EXERCISE GOAL: Starting at the first line of the data, print each line verbatim up to and including the line bearing "import * as echarts from 'echarts';", omitting pictures.
## START DATA BLOCK
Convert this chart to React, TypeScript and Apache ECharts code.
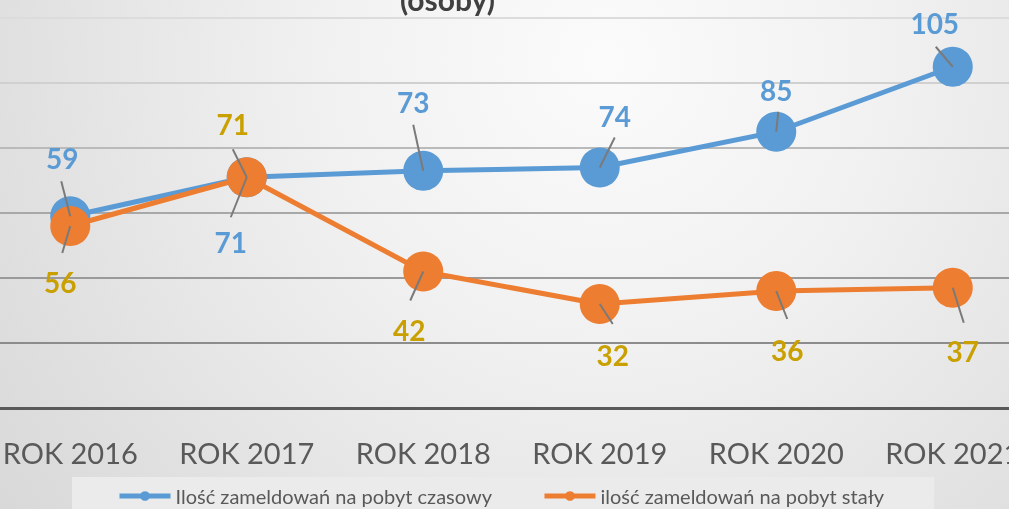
import React, { useEffect, useRef } from 'react';
import * as echarts from 'echarts';

// ---- data ----
const categories = ['ROK 2016', 'ROK 2017', 'ROK 2018', 'ROK 2019', 'ROK 2020', 'ROK 2021'];
const temporaryValues = [59, 71, 73, 74, 85, 105];
const permanentValues = [56, 71, 42, 32, 36, 37];
const seriesNames = ['Ilość zameldowań na pobyt czasowy', 'ilość zameldowań na pobyt stały'];
const titleText = '(osoby)';
const yMin = 0;
const yMax = 120;
const yInterval = 20;

// ---- label placement (pixel offsets from each point: leader end dx, dy, label dx, dy) ----
const temporaryLabelPlacement = [
  [-9, -35, -8, -58],
  [-16, 40, -16, 65],
  [-10, -46, -10, -69],
  [15, -30, 15, -52],
  [2, -20, 0, -42],
  [-17, -20, -18, -44],
];
const permanentLabelPlacement = [
  [-8, 27, -10, 56],
  [-14, -28, -14, -53],
  [-13, 29, -14, 58],
  [13, 20, 13, 51],
  [11, 28, 11, 59],
  [11, 35, 10, 63],
];

const BLUE = '#5B9BD5';
const ORANGE = '#ED7D31';
const BLUE_LABEL = '#5B9BD5';
const GOLD_LABEL = '#C9A000';
const FONT = 'Lato, "Open Sans", sans-serif';

function labelSeries(values: number[], placement: number[][], color: string) {
  return {
    type: 'custom',
    silent: true,
    z: 10,
    data: values.map((v, i) => [i, v]),
    encode: { x: 0, y: 1 },
    renderItem: (params: any, api: any) => {
      const p = api.coord([api.value(0), api.value(1)]);
      const o = placement[params.dataIndex];
      return {
        type: 'group',
        children: [
          {
            type: 'line',
            shape: { x1: p[0], y1: p[1], x2: p[0] + o[0], y2: p[1] + o[1] },
            style: { stroke: '#7a7a7a', lineWidth: 2 },
          },
          {
            type: 'text',
            x: p[0] + o[2],
            y: p[1] + o[3],
            style: {
              text: String(api.value(1)),
              fill: color,
              font: `bold 28px ${FONT}`,
              align: 'center',
              verticalAlign: 'middle',
            },
          },
        ],
      };
    },
  };
}

export default function App() {
  const ref = useRef<HTMLDivElement>(null);

  useEffect(() => {
    if (!ref.current) return;
    const chart = echarts.init(ref.current, undefined, { renderer: 'svg' });
    chart.setOption({
      animation: false,
      backgroundColor: new echarts.graphic.RadialGradient(
        605,
        60,
        800,
        [
          { offset: 0, color: '#fbfbfb' },
          { offset: 0.35, color: '#f1f1f1' },
          { offset: 0.75, color: '#e0e0e0' },
          { offset: 1, color: '#d6d6d6' },
        ],
        true
      ),
      title: {
        text: titleText,
        left: 395,
        top: -21,
        textStyle: { fontFamily: FONT, fontSize: 30, fontWeight: 'bold', color: '#404040' },
      },
      grid: {
        left: -18,
        right: -32,
        top: 18,
        bottom: 101,
        containLabel: false,
        outerBoundsMode: 'none',
      },
      xAxis: {
        type: 'category',
        data: categories,
        boundaryGap: true,
        axisTick: { show: false },
        axisLine: { show: true, lineStyle: { color: '#595959', width: 3 } },
        axisLabel: { interval: 0, fontFamily: FONT, fontSize: 29, color: '#595959', margin: 30 },
      },
      yAxis: {
        type: 'value',
        min: yMin,
        max: yMax,
        interval: yInterval,
        axisLabel: { show: false },
        axisLine: { show: false },
        axisTick: { show: false },
        splitLine: {
          show: true,
          lineStyle: {
            width: 2,
            color: ['#595959', '#8c8c8c', '#9a9a9a', '#a8a8a8', '#bababa', '#d0d0d0', '#dcdcdc'],
          },
        },
      },
      legend: {
        data: seriesNames,
        left: 72,
        top: 477,
        backgroundColor: '#ebebeb',
        padding: [9, 50, 14, 45],
        itemWidth: 51,
        itemHeight: 12,
        itemGap: 50,
        lineStyle: { width: 5 },
        textStyle: { fontFamily: FONT, fontSize: 20, color: '#595959' },
      },
      series: [
        {
          name: seriesNames[0],
          type: 'line',
          data: temporaryValues,
          symbol: 'circle',
          symbolSize: 40,
          itemStyle: { color: BLUE },
          lineStyle: { color: BLUE, width: 5 },
          z: 3,
        },
        {
          name: seriesNames[1],
          type: 'line',
          data: permanentValues,
          symbol: 'circle',
          symbolSize: 40,
          itemStyle: { color: ORANGE },
          lineStyle: { color: ORANGE, width: 5 },
          z: 4,
        },
        labelSeries(temporaryValues, temporaryLabelPlacement, BLUE_LABEL),
        labelSeries(permanentValues, permanentLabelPlacement, GOLD_LABEL),
      ],
    });
    return () => chart.dispose();
  }, []);

  return (
    <div
      ref={ref}
      style={{ position: 'fixed', left: 0, top: 0, width: 1009, height: 509 }}
    />
  );
}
## END DATA BLOCK
COMPLETE OUTPUT:
Convert this chart to React, TypeScript and Apache ECharts code.
import React, { useEffect, useRef } from 'react';
import * as echarts from 'echarts';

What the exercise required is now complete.